Equipment
Ingredients
Pancake Batter
- 150 g plain flour
- 300 ml whole milk
- 2 eggs, room temperature
- 30 g unsalted butter, melted and slightly cooled
- 2 g fine sea salt
Filling and Cooking
- 15 g unsalted butter, room temperature
- 150 g gruyere cheese, grated
- 200 g sliced cooked ham
Nutrition (per serving)
Method
In the mixing bowl, whisk together the whole milk, eggs, melted butter, and fine sea salt until completely uniform.
Gradually sift or sprinkle the plain flour into the wet ingredients, whisking continuously until a smooth, thin batter forms without dry pockets.
Allow the batter to rest at room temperature. This hydrates the flour and relaxes the gluten, preventing the pancakes from tearing.
Preheat the non-stick skillet over medium heat (surface temperature around 180°C/350°F). Lightly grease the surface with a small amount of the room temperature butter, wiping away any excess with a paper towel.
Pour roughly 60ml of batter into the center of the pan. Immediately lift and tilt the pan in a circular motion to spread the batter into a thin, even layer. Cook until the surface loses its wet shine and the edges turn golden and pull away from the pan.
Carefully slide the spatula under the pancake and flip it. Immediately scatter a quarter of the grated cheese and lay a quarter of the sliced ham over one half of the pancake.
Using the spatula, fold the empty half of the pancake over the filling to create a half-moon shape. Gently press down and continue to cook until the cheese is completely melted and the bottom is crisp. Transfer to a plate and repeat with remaining batter and filling.
Chef's Notes
- Resting the batter is non-negotiable for thin pancakes; it allows the starch granules to absorb liquid and swell, yielding a tender texture and structural integrity.
- Do not over-butter the pan. A generous wipe with a butter-soaked paper towel provides enough fat for non-stick release without deep-frying the delicate edges.
- For an authentic Parisian cafe experience, crack a small egg onto the pancake right after flipping, spread the white slightly so it cooks, and arrange the ham and cheese around the yolk before folding the edges inward.
- If your first pancake turns out thick or rubbery, your pan might not be hot enough or you poured too much batter.
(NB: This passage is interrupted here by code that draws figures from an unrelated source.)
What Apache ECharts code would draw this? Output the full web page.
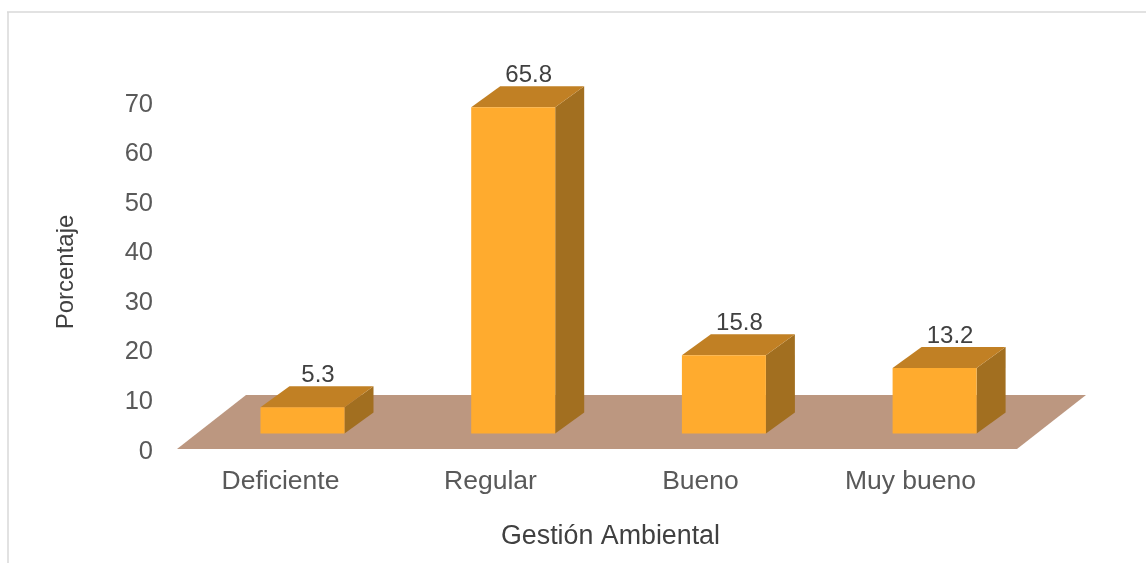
<!DOCTYPE html>
<html>
<head>
<meta charset="utf-8">
<style>html,body{margin:0;padding:0;background:#fff}#c{width:1146px;height:563px}</style>
<script src="https://cdn.jsdelivr.net/npm/echarts@6/dist/echarts.min.js"></script>
</head>
<body>
<div id="c"></div>
<script>
var categories = ['Deficiente', 'Regular', 'Bueno', 'Muy bueno'];
var porcentaje = [5.3, 65.8, 15.8, 13.2];
var yTicks = [0, 10, 20, 30, 40, 50, 60, 70];

var FONT = '"Liberation Sans", Arial, sans-serif';
var FRONT = '#FFAB2E', TOP = '#C18024', SIDE = '#A26F20', FLOOR = '#BC9780';
var DEPTH_X = 29, DEPTH_Y = 21, SHIFT_X = 20.5, SHIFT_Y = 15.5, SPREAD = 0.7, FLOOR_X = 69, FLOOR_Y = 54;

function renderBar(params, api) {
  var p = api.coord([api.value(0), api.value(1)]);
  var b = api.coord([api.value(0), 0]);
  var w = api.size([1, 0])[0] * 0.4;
  var x0 = p[0] - w / 2 + SHIFT_X + api.value(0) * SPREAD, x1 = x0 + w;
  var yt = p[1] - SHIFT_Y, yb = b[1] - SHIFT_Y;
  return {
    type: 'group',
    children: [
      { type: 'polygon', shape: { points: [[x1, yt], [x1 + DEPTH_X, yt - DEPTH_Y], [x1 + DEPTH_X, yb - DEPTH_Y], [x1, yb]] }, style: { fill: SIDE } },
      { type: 'polygon', shape: { points: [[x0, yt], [x0 + DEPTH_X, yt - DEPTH_Y], [x1 + DEPTH_X, yt - DEPTH_Y], [x1, yt]] }, style: { fill: TOP } },
      { type: 'rect', shape: { x: x0, y: yt, width: w, height: yb - yt }, style: { fill: FRONT } },
      { type: 'text', x: (x0 + x1 + DEPTH_X) / 2 + 1, y: yt - DEPTH_Y + 1.5,
        style: { text: String(api.value(1)), fill: '#404040', font: '24px ' + FONT, align: 'center', verticalAlign: 'bottom' } }
    ]
  };
}

function renderFloor(params, api) {
  var c = params.coordSys;
  var yf = c.y + c.height;
  return {
    type: 'polygon',
    shape: { points: [[c.x, yf], [c.x + c.width, yf], [c.x + c.width + FLOOR_X, yf - FLOOR_Y], [c.x + FLOOR_X, yf - FLOOR_Y]] },
    style: { fill: FLOOR }
  };
}

var chart = echarts.init(document.getElementById('c'), null, { renderer: 'canvas' });
chart.setOption({
  animation: false,
  backgroundColor: '#fff',
  graphic: [
    { type: 'line', silent: true, shape: { x1: 8, y1: 12, x2: 8, y2: 563 }, style: { stroke: '#D9D9D9', lineWidth: 1.5 } },
    { type: 'line', silent: true, shape: { x1: 7, y1: 12, x2: 1146, y2: 12 }, style: { stroke: '#D9D9D9', lineWidth: 1.5 } }
  ],
  grid: { left: 177, top: 102, width: 840, height: 347, outerBoundsMode: 'none' },
  xAxis: {
    type: 'category',
    data: categories,
    axisLine: { show: false },
    axisTick: { show: false },
    axisLabel: { color: '#595959', fontFamily: FONT, fontSize: 26.5, margin: 19, padding: [0, 3, 0, 0] },
    name: 'Gestión Ambiental',
    nameLocation: 'middle',
    nameGap: 74,
    nameTextStyle: { color: '#404040', fontFamily: FONT, fontSize: 26.8, padding: [0, 0, 0, 27] }
  },
  yAxis: {
    type: 'value',
    min: 0,
    max: yTicks[yTicks.length - 1],
    interval: yTicks[1] - yTicks[0],
    splitLine: { show: false },
    axisLine: { show: false },
    axisTick: { show: false },
    axisLabel: {
      margin: 24,
      formatter: '{v|{value}}',
      rich: { v: { color: '#595959', fontFamily: FONT, fontSize: 25.5, padding: [5, 0, 0, 0] } }
    },
    name: 'Porcentaje',
    nameLocation: 'middle',
    nameGap: 99,
    nameTextStyle: { color: '#404040', fontFamily: FONT, fontSize: 24, padding: [0, 0, 0, 7] }
  },
  series: [
    { type: 'custom', silent: true, clip: false, z: 1, renderItem: renderFloor, data: [[0, 0]] },
    { type: 'custom', silent: true, clip: false, z: 2, renderItem: renderBar,
      encode: { x: 0, y: 1 },
      data: porcentaje.map(function (v, i) { return [i, v]; }) }
  ]
});
</script>
</body>
</html>
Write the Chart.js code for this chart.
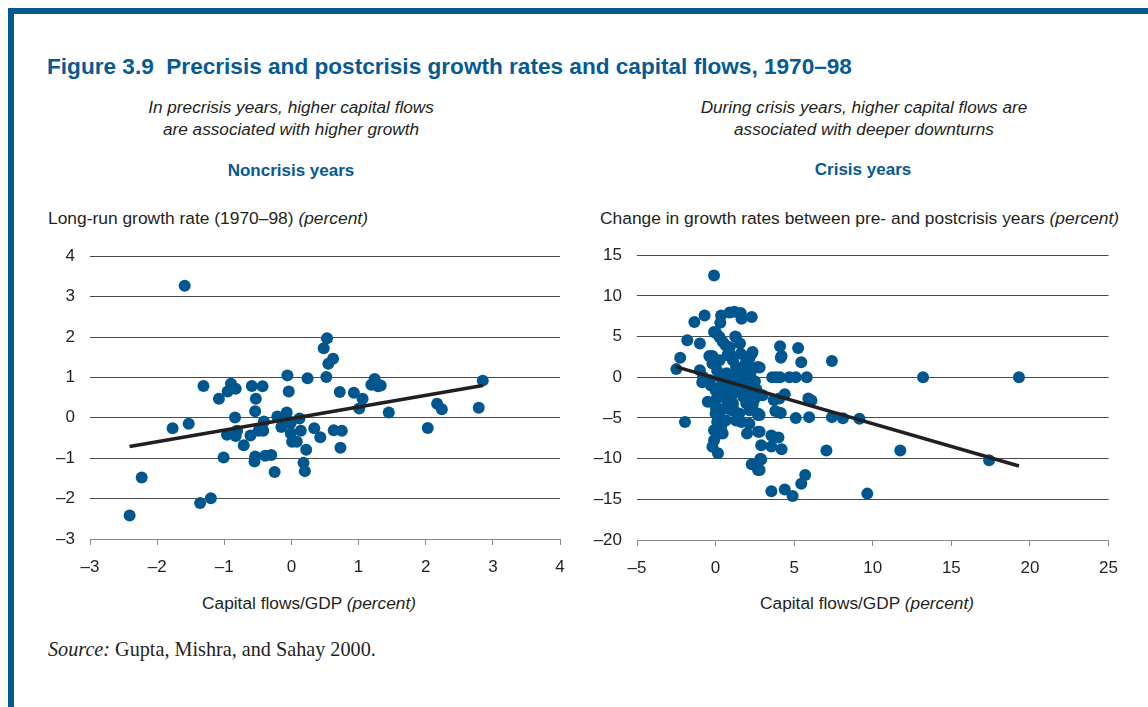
<!DOCTYPE html>
<html>
<head>
<meta charset="utf-8">
<title>Figure 3.9</title>
<script src="https://cdn.jsdelivr.net/npm/chart.js@4.4.1/dist/chart.umd.min.js"></script>
<style>
  html, body { margin:0; padding:0; background:#fff; }
  body { width:1148px; height:707px; position:relative; overflow:hidden; font-family:"Liberation Sans", Arial, sans-serif; color:#231f20; }
  .bar-top { position:absolute; left:8px; top:8px; width:1140px; height:6px; background:#00598f; }
  .bar-left { position:absolute; left:8px; top:8px; width:6px; height:699px; background:#00598f; }
  .txt { position:absolute; white-space:nowrap; }
  .title { left:47px; top:53px; font-size:22.6px; font-weight:bold; color:#065a94; line-height:28px; }
  .sub { width:500px; text-align:center; font-size:17.2px; font-style:italic; line-height:22px; }
  .panel { width:400px; text-align:center; font-size:17px; font-weight:bold; color:#065a94; line-height:20px; }
  .axt { font-size:17.4px; line-height:20px; }
  .axt i, .xt i { font-style:italic; }
  .xt { width:400px; text-align:center; font-size:17.3px; line-height:20px; }
  .src { left:48px; top:636px; font-family:"Liberation Serif", "Times New Roman", serif; font-size:20.2px; line-height:26px; }
  canvas { position:absolute; }
</style>
</head>
<body>
<div class="bar-top"></div>
<div class="bar-left"></div>

<div class="txt title">Figure 3.9&nbsp; Precrisis and postcrisis growth rates and capital flows, 1970–98</div>

<div class="txt sub" style="left:41px;top:96px">In precrisis years, higher capital flows<br>are associated with higher growth</div>
<div class="txt sub" style="left:614px;top:96px">During crisis years, higher capital flows are<br>associated with deeper downturns</div>

<div class="txt panel" style="left:91px;top:161px">Noncrisis years</div>
<div class="txt panel" style="left:663px;top:160px">Crisis years</div>

<div class="txt axt" style="left:48px;top:208px">Long-run growth rate (1970–98) <i>(percent)</i></div>
<div class="txt axt" style="left:600px;top:208px">Change in growth rates between pre- and postcrisis years <i>(percent)</i></div>

<canvas id="chart-left" width="540" height="349" style="left:40px;top:231px"></canvas>
<canvas id="chart-right" width="540" height="350" style="left:590px;top:230px"></canvas>

<div class="txt xt" style="left:109px;top:593px">Capital flows/GDP <i>(percent)</i></div>
<div class="txt xt" style="left:667px;top:593px">Capital flows/GDP <i>(percent)</i></div>

<div class="txt src"><i>Source:</i> Gupta, Mishra, and Sahay 2000.</div>

<script>
// Noncrisis years: capital flows/GDP vs long-run growth
const leftX = [-1.59,-2.41,-2.23,-1.36,-1.20,-1.77,-1.53,-1.31,-1.08,-0.90,-0.95,-0.83,-0.59,-0.43,-0.53,-0.54,-0.84,-0.96,-0.83,-0.81,
  -0.71,-1.01,-0.61,-0.49,-0.42,-0.41,-0.54,-0.55,-0.39,-0.30,-0.25,-0.21,-0.15,-0.07,-0.06,-0.04,-0.03,-0.01,0.01,0.08,
  0.12,0.14,0.22,0.18,0.20,0.24,0.34,0.43,0.53,0.48,0.55,0.62,0.52,0.72,0.93,1.06,1.01,1.24,1.19,1.33,
  1.29,1.45,2.17,2.24,2.79,2.85,2.03,0.63,0.75,0.73,-0.01];
const leftY = [3.27,-2.42,-1.48,-2.11,-1.99,-0.26,-0.15,0.79,0.47,0.84,0.65,0.72,0.79,0.78,0.47,0.16,0.01,-0.42,-0.45,-0.32,
  -0.68,-0.98,-0.44,-0.32,-0.32,-0.09,-0.96,-1.08,-0.94,-0.92,-1.34,0.03,-0.23,0.13,1.05,0.65,-0.09,-0.38,-0.59,-0.59,
  -0.02,-0.32,-0.79,-1.11,-1.32,0.98,-0.26,-0.48,1.97,1.72,1.34,1.46,1.01,0.64,0.62,0.47,0.23,0.96,0.82,0.80,
  0.78,0.13,0.35,0.21,0.25,0.92,-0.25,-0.31,-0.32,-0.74,-0.13];
const leftTrendX = [-2.41, 2.85];
const leftTrendY = [-0.71, 0.80];
const leftXTicks = [-3,-2,-1,0,1,2,3,4];
const leftYTicks = [-3,-2,-1,0,1,2,3,4];

// Crisis years: capital flows/GDP vs change in growth
const rightX = [-0.1,
  -1.35,-0.7,0.35,0.3,0.9,1.2,1.6,1.65,2.3,
  -1.8,-1.0,-0.1,0.05,0.25,0.45,0.65,0.9,1.25,1.3,1.55,
  -2.25,-2.5,-0.4,-0.2,0.25,0.75,0.95,1.1,1.6,2.15,2.35,2.3,1.9,1.95,1.3,2.45,2.7,2.8,-0.2,
  -1.0,-0.8,-0.4,0.25,0.9,1.3,1.85,-0.85,
  4.1,4.2,4.15,5.25,5.45,7.4,
  3.6,3.85,4.1,4.7,5.1,5.8,13.2,19.3,
  3.0,4.4,3.7,4.05,5.9,6.1,3.8,4.15,2.8,5.1,5.95,7.4,8.1,9.15,
  2.8,3.55,4.0,2.9,3.55,4.2,7.05,11.75,2.9,2.8,2.3,5.7,5.45,3.55,4.4,4.9,9.65,17.4,
  -1.95,-0.5,
  0.0,0.0,0.0,0.0,0.1,-0.1,0.25,-0.1,-0.2,0.15,0.25,0.35,0.45,
  0.65,1.1,1.0,1.5,1.3,1.65,1.75,2.15,1.95,2.45,2.8,2.15,2.7,
  0.25,0.75,0.05,0.55,1.1,2.05,2.35,2.7,0.65,2.15,
  2.0,2.7,2.85,2.7,
  0.5,1.0,1.5,2.0,2.5,0.3,0.7,1.6,2.2,-0.3,0.6,1.2,1.8,2.6,0.1,1.4];
const rightY = [12.5,
  6.8,7.6,7.6,6.7,7.95,8.05,7.9,7.2,7.4,
  4.55,4.15,5.55,5.4,4.95,4.35,3.9,3.7,5.0,4.95,4.15,
  2.4,1.0,2.6,2.6,2.1,2.7,2.7,2.1,2.9,2.3,3.1,2.9,1.7,1.45,1.3,1.1,1.25,1.2,1.7,
  0.85,0.05,-0.35,0.05,0.05,-0.35,0.05,-0.6,
  3.8,2.6,2.4,3.6,1.85,2.0,
  0,0,0,0,0,0,0,0,
  -2.2,-2.1,-2.8,-2.6,-2.6,-2.85,-4.15,-4.4,-4.65,-5.0,-4.9,-4.9,-5.05,-5.1,
  -6.7,-7.15,-7.4,-8.35,-8.5,-8.85,-9.0,-9.0,-10.1,-11.4,-10.7,-12.0,-13.1,-14.0,-13.8,-14.6,-14.3,-10.2,
  -5.5,-3.0,
  -1.6,-2.8,-3.6,-4.5,-5.5,-6.5,-6.9,-7.75,-8.55,-9.35,-4.9,-6.1,-6.9,
  -2.4,-3.2,-4.05,-4.45,-5.3,-5.5,-2.4,-2.0,-3.2,-2.8,-2.2,-4.05,-4.65,
  -2.4,-2.85,-4.05,-3.85,-3.65,-2.6,-3.45,-4.45,-5.3,-5.7,
  -6.9,-6.7,-10.0,-11.4,
  -0.5,-1.0,-0.8,-1.2,-0.5,-1.2,0.5,0.6,0.3,-1.0,-1.7,-1.9,-1.6,-1.5,0.8,1.0];
const rightTrendX = [-2.55, 19.3];
const rightTrendY = [1.3, -10.9];
const rightXTicks = [-5,0,5,10,15,20,25];
const rightYTicks = [-20,-15,-10,-5,0,5,10,15];

const INK = '#231f20';
const DOT = '#00578f';
const tickFont = { family:'"Liberation Sans", Arial, sans-serif', size:17 };
const dash = v => String(v).replace('-', '\u2013');

function pairs(xs, ys) { return xs.map((x, i) => ({ x, y: ys[i] })); }

// y ticks reserve half a label plus padding above the plot, so the
// canvas sits that much higher than the top gridline
function makeChart(id, o) {
  return new Chart(document.getElementById(id), {
    type: 'scatter',
    data: {
      datasets: [
        { type:'line', data: pairs(o.trendX, o.trendY), borderColor: INK, borderWidth: 3.5,
          pointRadius: 0, fill: false, order: 0 },
        { data: pairs(o.xs, o.ys), backgroundColor: DOT, borderWidth: 0, pointRadius: 6, order: 1 }
      ]
    },
    options: {
      responsive: false,
      animation: false,
      events: [],
      layout: { padding: { top: 0, right: o.padRight, left: 0, bottom: 0 } },
      plugins: { legend: { display:false }, tooltip: { enabled:false } },
      scales: {
        x: {
          type: 'linear', min: o.xTicks[0], max: o.xTicks[o.xTicks.length - 1],
          afterBuildTicks: s => { s.ticks = o.xTicks.map(v => ({ value: v })); },
          afterFit: s => { s.height = o.xHeight; },
          grid: { drawOnChartArea: false, drawTicks: true, tickLength: 6, color: '#8a8a8a' },
          border: { display: true, color: '#8a8a8a', width: 1 },
          ticks: { font: tickFont, color: INK, padding: 12, maxRotation: 0, callback: dash }
        },
        y: {
          type: 'linear', min: o.yTicks[0], max: o.yTicks[o.yTicks.length - 1],
          afterBuildTicks: s => { s.ticks = o.yTicks.map(v => ({ value: v })); },
          afterFit: s => { s.width = o.yWidth; },
          grid: { drawTicks: false, color: '#4a4a4a', lineWidth: 1 },
          border: { display: false },
          ticks: { font: tickFont, color: INK, padding: 15, callback: dash }
        }
      }
    }
  });
}

makeChart('chart-left', {
  xs: leftX, ys: leftY, trendX: leftTrendX, trendY: leftTrendY,
  xTicks: leftXTicks, yTicks: leftYTicks,
  padRight: 20, xHeight: 41, yWidth: 50
});

makeChart('chart-right', {
  xs: rightX, ys: rightY, trendX: rightTrendX, trendY: rightTrendY,
  xTicks: rightXTicks, yTicks: rightYTicks,
  padRight: 21, xHeight: 40, yWidth: 47
});
</script>
</body>
</html>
Treat the first one as a chef's snack to gauge your equipment.
Storage
Refrigerator: 3 days — Keep unfilled pancakes tightly wrapped to prevent drying out.
Freezer: 2 months — Freeze unfilled pancakes layered between sheets of parchment paper.
Reheating: Reheat unfilled pancakes in a dry skillet over medium heat for 30 seconds per side before adding fillings.